Mercedes smoothed her dress over her stomach and sighed sadly. “I didn’t hurt Mother and I’m not Infected.
You
are. That’s why you’re locked up in this place, that’s why they’re all afraid of you, and that’s why they sent the mosquitoes. They’ll eat your blood and rid you of this affliction. Don’t you hear them buzzing?” Mercedes smiled. “They’re coming now.”
A high-pitched squeal sounded near my ear and I swatted clumsily at the air. More buzzing. More tiny shadows. She was right. Mosquitoes, first a few, then an entire army of them, flew into my room from the open window. I leapt from the bed, trying to get to the window to close it. It was open, just a few inches, but enough to let them in.
Pushing harder and harder, gritting my teeth, I tried to close the window. Finally the wooden frame gave way, but I’d pushed too hard and it slammed shut with a bang. The glass pane fractured, splintering slowly up the middle with the tiniest pinging sound at each start and stop. A thousand tiny buzzing sounds swirled around me and I realized the mosquitoes were pushing on the outside of the glass. They saw the weakness in the barrier separating us and were using it to their advantage. Acting as one, they landed on the pane and pushed the glass in until it shattered, spraying me with shards and splinters.
Tiny cuts spread across my skin until I looked as though I was made of lava, like something primordial and deadly. But I knew their plan. The blood was what they wanted, and the splintered glass brought it to the surface for them. They were coming for my blood, my life.
The bugs swirled through the air and came for me; a black, seething mass. I ran, slicing the tender soles of my feet on the discarded glass shards and shredding them into slivers of flesh and sinew. With one last cry, I lunged and finally reached my bed. I covered myself with the blankets but the mosquitoes were too strong. They tore the fabric from me, landing on me and drawing from my skin.

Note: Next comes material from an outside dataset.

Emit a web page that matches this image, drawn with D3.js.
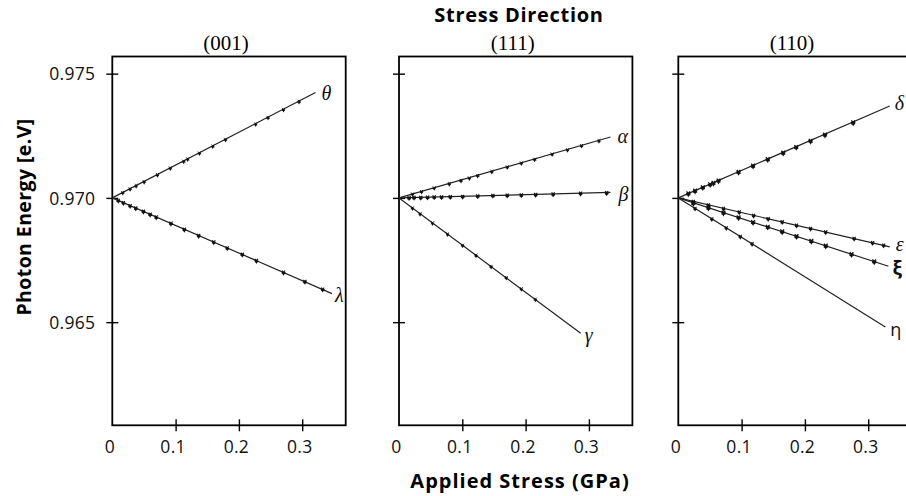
<!DOCTYPE html>
<html>
<head>
<meta charset="utf-8">
<script src="https://cdn.jsdelivr.net/npm/d3@7"></script>
<style>
  html, body { margin: 0; padding: 0; background: #fff; }
  svg { display: block; }
</style>
</head>
<body>
<svg id="chart" width="906" height="496"></svg>
<script>
// Panel headings (stress direction) and shared ticks
const panelTitles = ["(001)", "(111)", "(110)"];
const xTicks = [0, 0.1, 0.2, 0.3];
const yTicks = [0.965, 0.970, 0.975];

// (001) stress
const thetaStress = [0.0165, 0.0281, 0.0376, 0.0503, 0.0714, 0.0916, 0.1127, 0.119, 0.1376, 0.1587, 0.1789, 0.2265, 0.246, 0.2705, 0.295];
const thetaEnergy = [0.97022, 0.97037, 0.97050, 0.97066, 0.97094, 0.97121, 0.97148, 0.97157, 0.97181, 0.97209, 0.97236, 0.97298, 0.97324, 0.97356, 0.97389];
const thetaFit = [[0, 0.970], [0.321, 0.97424]];

const lambdaStress = [0.0095, 0.0175, 0.0281, 0.0371, 0.0492, 0.0598, 0.0694, 0.0927, 0.1138, 0.1365, 0.1603, 0.1816, 0.2054, 0.2276, 0.2705, 0.3043, 0.3324];
const lambdaEnergy = [0.96990, 0.96981, 0.96969, 0.96959, 0.96946, 0.96934, 0.96923, 0.96898, 0.96874, 0.96849, 0.96823, 0.96799, 0.96773, 0.96748, 0.96701, 0.96664, 0.96633];
const lambdaFit = [[0, 0.970], [0.347, 0.96615]];

// (111) stress
const alphaStress = [0.0213, 0.0356, 0.0556, 0.0794, 0.0979, 0.1111, 0.1244, 0.1467, 0.171, 0.1932, 0.2143, 0.2419, 0.2662, 0.2884, 0.3159];
const alphaEnergy = [0.97016, 0.97026, 0.97041, 0.97058, 0.97071, 0.97081, 0.97091, 0.97107, 0.97125, 0.97141, 0.97156, 0.97177, 0.97194, 0.97211, 0.97231];
const alphaFit = [[0, 0.970], [0.334, 0.97245]];

const betaStress = [0.0159, 0.0238, 0.0344, 0.0451, 0.0556, 0.0673, 0.081, 0.1006, 0.1244, 0.1483, 0.171, 0.1932, 0.2159, 0.2435, 0.2868, 0.3281];
const betaEnergy = [0.97001, 0.97002, 0.97002, 0.97003, 0.97004, 0.97004, 0.97005, 0.97006, 0.97008, 0.97010, 0.97011, 0.97012, 0.97014, 0.97016, 0.97019, 0.97021];
const betaFit = [[0, 0.970], [0.334, 0.97022]];

const gammaStress = [0.0213, 0.0333, 0.053, 0.0768, 0.1006, 0.1217, 0.1456, 0.1694, 0.1932, 0.2154];
const gammaEnergy = [0.96960, 0.96937, 0.96900, 0.96855, 0.96810, 0.96770, 0.96725, 0.96680, 0.96635, 0.96593];
const gammaFit = [[0, 0.970], [0.287, 0.96455]];

// (110) stress
const deltaStress = [0.0159, 0.0265, 0.0387, 0.0503, 0.0556, 0.0635, 0.0952, 0.1181, 0.1413, 0.1657, 0.1863, 0.209, 0.2317, 0.2762];
const deltaEnergy = [0.97018, 0.97029, 0.97043, 0.97055, 0.97061, 0.97070, 0.97105, 0.97130, 0.97156, 0.97182, 0.97205, 0.97230, 0.97255, 0.97304];
const deltaFit = [[0, 0.970], [0.334, 0.97370]];

const epsilonStress = [0.0238, 0.0476, 0.0714, 0.0963, 0.119, 0.1419, 0.1641, 0.1868, 0.209, 0.2329, 0.2778, 0.307, 0.3244];
const epsilonEnergy = [0.96986, 0.96972, 0.96958, 0.96944, 0.96930, 0.96917, 0.96904, 0.96890, 0.96877, 0.96863, 0.96837, 0.96820, 0.96810];
const epsilonFit = [[0, 0.970], [0.334, 0.96803]];

const xiStress = [0.0238, 0.0476, 0.0714, 0.0952, 0.1181, 0.1413, 0.1641, 0.1868, 0.2102, 0.2329, 0.2737, 0.3095];
const xiEnergy = [0.96980, 0.96961, 0.96941, 0.96922, 0.96903, 0.96884, 0.96865, 0.96846, 0.96827, 0.96808, 0.96774, 0.96745];
const xiFit = [[0, 0.970], [0.332, 0.96725]];

const etaStress = [0.0265, 0.053, 0.0757, 0.0979, 0.1165];
const etaEnergy = [0.96958, 0.96916, 0.96880, 0.96845, 0.96816];
const etaFit = [[0, 0.970], [0.327, 0.96481]];

// Series table: which panel, the label and how it is typeset
const series = [
  { panel: 0, label: "θ", xs: thetaStress, ys: thetaEnergy, fit: thetaFit, font: "serif-i", dx: 6, dy: 0, mk: 1 },
  { panel: 0, label: "λ", xs: lambdaStress, ys: lambdaEnergy, fit: lambdaFit, font: "serif-i", dx: 3, dy: 1, mk: 1.3 },
  { panel: 1, label: "α", xs: alphaStress, ys: alphaEnergy, fit: alphaFit, font: "serif-i", dx: 7, dy: -1, mk: 1 },
  { panel: 1, label: "β", xs: betaStress, ys: betaEnergy, fit: betaFit, font: "serif-i", dx: 8, dy: 2, mk: 1.3 },
  { panel: 1, label: "γ", xs: gammaStress, ys: gammaEnergy, fit: gammaFit, font: "serif-i", dx: 4, dy: 2, mk: 1 },
  { panel: 2, label: "δ", xs: deltaStress, ys: deltaEnergy, fit: deltaFit, font: "serif-i", dx: 5, dy: -3, mk: 1.8 },
  { panel: 2, label: "ε", xs: epsilonStress, ys: epsilonEnergy, fit: epsilonFit, font: "serif-i", dx: 6, dy: -3, mk: 1.2 },
  { panel: 2, label: "ξ", xs: xiStress, ys: xiEnergy, fit: xiFit, font: "sans-b", dx: 4, dy: 2, mk: 1.8 },
  { panel: 2, label: "η", xs: etaStress, ys: etaEnergy, fit: etaFit, font: "sans", dx: 5, dy: 2, mk: 1.1 }
];

const svg = d3.select("#chart");
const panelLeft = [112.3, 399, 678.3];
const panelW = 233.4;
const plotTop = 56.5, plotBottom = 425.3;

const y = d3.scaleLinear().domain([0.96085, 0.97569]).range([plotBottom, plotTop]);

const SANS = "'Open Sans', 'DejaVu Sans', sans-serif";
const SERIF = "'Liberation Serif', 'DejaVu Serif', serif";

panelTitles.forEach((title, i) => {
  const x = d3.scaleLinear().domain([0, 0.3687]).range([panelLeft[i], panelLeft[i] + panelW]);
  const g = svg.append("g");

  // frame
  g.append("rect")
    .attr("x", x.range()[0]).attr("y", plotTop)
    .attr("width", panelW).attr("height", plotBottom - plotTop)
    .attr("fill", "none").attr("stroke", "#000").attr("stroke-width", 1.8);

  // left ticks crossing the frame
  const yAxis = d3.axisLeft(y).tickValues(yTicks).tickSize(0).tickFormat(i === 0 ? d3.format(".3f") : "");
  const ya = g.append("g").attr("transform", `translate(${x.range()[0]},0)`).call(yAxis);
  ya.select(".domain").remove();
  ya.selectAll(".tick").append("line")
    .attr("x1", -6).attr("x2", 6).attr("stroke", "#000").attr("stroke-width", 1.4);
  ya.selectAll(".tick text")
    .attr("x", -17).attr("dy", "0.36em")
    .attr("font-family", SANS).attr("font-size", 17.5).attr("letter-spacing", 0.3).attr("fill", "#111");

  // bottom ticks crossing the frame
  const xAxis = d3.axisBottom(x).tickValues(xTicks).tickSize(0).tickFormat(d => d === 0 ? "0" : d3.format(".1f")(d));
  const xa = g.append("g").attr("transform", `translate(0,${plotBottom})`).call(xAxis);
  xa.select(".domain").remove();
  xa.selectAll(".tick").filter(d => d !== 0).append("line")
    .attr("y1", -6).attr("y2", 6).attr("stroke", "#000").attr("stroke-width", 1.4);
  xa.selectAll(".tick text")
    .attr("y", 21).attr("dy", "0.36em").attr("dx", -3)
    .attr("font-family", SANS).attr("font-size", 17.5).attr("letter-spacing", 0.3).attr("fill", "#111");

  // panel heading
  g.append("text")
    .attr("x", x.range()[0] + panelW / 2 - 3).attr("y", 50)
    .attr("text-anchor", "middle")
    .attr("font-family", SERIF).attr("font-size", 21)
    .text(title);

  // series in this panel
  series.filter(s => s.panel === i).forEach(s => {
    g.append("path")
      .datum(s.fit)
      .attr("d", d3.line().x(d => x(d[0])).y(d => y(d[1])))
      .attr("fill", "none").attr("stroke", "#222").attr("stroke-width", 1.2);

    const pts = s.xs.map((v, k) => [v, s.ys[k]]);
    const sym = d3.symbol().type(d3.symbolTriangle).size(6 * s.mk);
    const sx = d3.symbol().type(d3.symbolX).size(6 * s.mk);
    g.selectAll(null).data(pts).enter().append("path")
      .attr("transform", d => `translate(${x(d[0])},${y(d[1]) + 1}) rotate(180)`)
      .attr("d", sym).attr("fill", "#111");
    g.selectAll(null).data(pts).enter().append("path")
      .attr("transform", d => `translate(${x(d[0])},${y(d[1])})`)
      .attr("d", sx).attr("fill", "none").attr("stroke", "#111").attr("stroke-width", 0.6 + 0.4 * s.mk);

    const end = s.fit[s.fit.length - 1];
    const t = g.append("text")
      .attr("x", x(end[0]) + s.dx).attr("y", y(end[1]) + s.dy)
      .attr("dominant-baseline", "central")
      .attr("fill", "#111")
      .text(s.label);
    if (s.font === "serif-i") {
      t.attr("font-family", SERIF).attr("font-style", "italic").attr("font-size", 20);
    } else if (s.font === "sans-b") {
      t.attr("font-family", SANS).attr("font-weight", "bold").attr("font-size", 19);
    } else {
      t.attr("font-family", SANS).attr("font-size", 18);
    }
  });
});

// overall titles
svg.append("text")
  .attr("x", 519).attr("y", 22)
  .attr("text-anchor", "middle")
  .attr("font-family", SANS).attr("font-weight", "bold").attr("font-size", 20).attr("letter-spacing", 0.7)
  .text("Stress Direction");

svg.append("text")
  .attr("x", 520).attr("y", 488)
  .attr("text-anchor", "middle")
  .attr("font-family", SANS).attr("font-weight", "bold").attr("font-size", 20).attr("letter-spacing", 1)
  .text("Applied Stress (GPa)");

svg.append("text")
  .attr("transform", "translate(31,217) rotate(-90)")
  .attr("text-anchor", "middle")
  .attr("font-family", SANS).attr("font-weight", "bold").attr("font-size", 19.5).attr("letter-spacing", 0.4)
  .text("Photon Energy [e.V]");
</script>
</body>
</html>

Mercedes’ laughter echoed through the room as I fell to the floor and they fed from every exposed piece of flesh.
They fed.
I fell.
I died.
Mercedes laughed.
Mercedes killed.
Mercedes ruined.
A lifetime later, strong hands lifted me from the floor. Had the mosquitoes cleansed my blood? Did they really take the Infection from me? Was I really a rotter or was my sister, whom I’d loved so much, a liar?
My eyelids were heavy, filled with dead mosquitoes and tainted blood. My ears were filled with the same. “This is only temporary, Porschia,” a voice called out.
What was only temporary? Death? Life? Infection? Cleansing?
“Porschia?” Ford asked tentatively. I blinked my eyes open and saw my brother peering cautiously at me from between two metal bars. The cell. I was back in Roman’s basement.
“Why am I here?” I rasped. “What did I do?”
He shook his head. “You didn’t do anything, Porsch. This is just a precaution. I have to stay with you for a little while today.” The tiny window let sunlight spill into the room, just enough to illuminate my baby brother’s concerned face.